I found these stories delectable, better than what I read in books because they were true. My mother and older sister would drop them into conversation offhandedly, as if I’d surely figured them out by that time. Hearing them, I felt I’d had a deprived youth. As if there were a whole range of colors or musical notes I’d never been aware of, some of them ugly but all of them exciting, opening up vistas of possibility.

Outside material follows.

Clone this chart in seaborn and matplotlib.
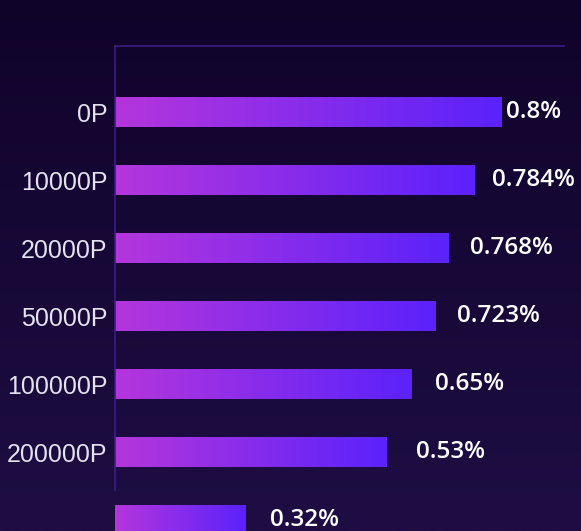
import matplotlib
matplotlib.use("Agg")
import matplotlib.pyplot as plt
from matplotlib.colors import LinearSegmentedColormap
import seaborn as sns
import numpy as np
import pandas as pd

# data
categories = ["0P", "10000P", "20000P", "50000P", "100000P", "200000P", ""]
bar_values = [0.86, 0.80, 0.742, 0.713, 0.66, 0.604, 0.291]
value_labels = ["0.8%", "0.784%", "0.768%", "0.723%", "0.65%", "0.53%", "0.32%"]

# label gap after each bar end, pixels
label_gap = [5, 18, 22, 22, 24, 30, 24]

df = pd.DataFrame({"cat": categories, "val": bar_values})

sns.set_theme(style="white")
plt.rcParams["font.family"] = ["Liberation Sans", "DejaVu Sans"]

fig = plt.figure(figsize=(5.81, 5.31), dpi=100)

# background gradient
bg = fig.add_axes([0, 0, 1, 1], zorder=-10)
bg_cmap = LinearSegmentedColormap.from_list("bg", ["#10032a", "#1e0e44"])
bg.imshow(np.linspace(0, 1, 256).reshape(-1, 1), aspect="auto", cmap=bg_cmap,
          extent=[0, 1, 0, 1], origin="upper")
bg.axis("off")

W, H = 581, 531
ax = fig.add_axes([115 / W, 0, (564 - 115) / W, 1 - 46 / H])
ax.patch.set_alpha(0)

sns.barplot(data=df, x="val", y="cat", orient="h", width=0.44, ax=ax,
            color="#8a2ee8", saturation=1)

y_top, y_bot = -0.971, 6.16

bar_cmap = LinearSegmentedColormap.from_list("bar", ["#b436dc", "#5b22fb"])
grad = np.linspace(0, 1, 256).reshape(1, -1)
for p, lab, gap in zip(ax.patches, value_labels, label_gap):
    x0, y0 = p.get_x(), p.get_y()
    w, h = p.get_width(), p.get_height()
    im = ax.imshow(grad, aspect="auto", cmap=bar_cmap,
                   extent=[x0, x0 + w, y0 + h, y0], zorder=2)
    im.set_clip_path(p)
    p.set_facecolor("none")
    p.set_edgecolor("none")
    ax.annotate(lab, (x0 + w, y0 + h / 2), xytext=(gap, 0),
                textcoords="offset pixels", ha="left", va="center",
                color="white", fontsize=17.5, family=["Open Sans", "DejaVu Sans"],
                fontweight="semibold", zorder=3)

ax.set_xlim(0, 1)
ax.set_ylim(y_bot, y_top)

ax.set_xlabel("")
ax.set_ylabel("")
ax.set_xticks([])
ax.tick_params(axis="y", length=0, pad=5.5, labelsize=18, labelcolor="#e4e2ee")

for s in ["right", "bottom"]:
    ax.spines[s].set_visible(False)
for s in ["top", "left"]:
    ax.spines[s].set_color("#3a1d85")
    ax.spines[s].set_linewidth(1.2)
ax.spines["left"].set_bounds(5.56, y_top)

fig.savefig("out.png", dpi=100)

The urge to blame someone or something for my deprivation is very strong. Blaming was a strategy I grew up with; it went hand in hand with the faith in human decency. Blaming was a comfort, and comfort was high on our scale of values. For the older generation, which had endured the war, having a clear villain to blame—Hitler and the Germans—was so satisfying that this brand of comfort became irresistible, addictive. If villains could be found to blame for everything, then evil could be localized and kept in check, like an epidemic. Decent people could remain immune, not just from corruption but from thought.
But who can be blamed for one’s own innocence? The spread of illusions about human nature (that it is benign) and human possibility (that it is small) was not deliberate or ill-intentioned; those who fooled me were fooling themselves as well. I can hardly blame a whole era, either. Others of my age caught on faster to what we are and do. The evidence was everywhere, for those with eyes to see.
I can conclude only that some people are born with a tendency to innocence, like a tropism. Or a caul over the eye, the mind. Every day, I rip off the caul, or it’s ripped off by the morning news—the war, the tortures, corporate theft, government lies on one side and pusillanimity on the other, the litany that accompanies the first cup of coffee. Every night, as I sleep and dream, the caul creeps back, like a bad habit. I don’t prize innocence, yet it clings to me. I don’t want to believe I could do the things I read about in the papers, even under extreme pressure. If nothing human is alien to me, then maybe I don’t want to be human. A dead-end notion if ever there was one.
In the end, the need to believe in human decency is too deeply buried to be unearthed, too tightly knotted in my history to unravel. If it has any use at all, it is to keep me in a perpetual state of wonder. And wonder makes for writing, which is one way of redeeming our failures. If not effective, it’s at least clarifying. Consoling.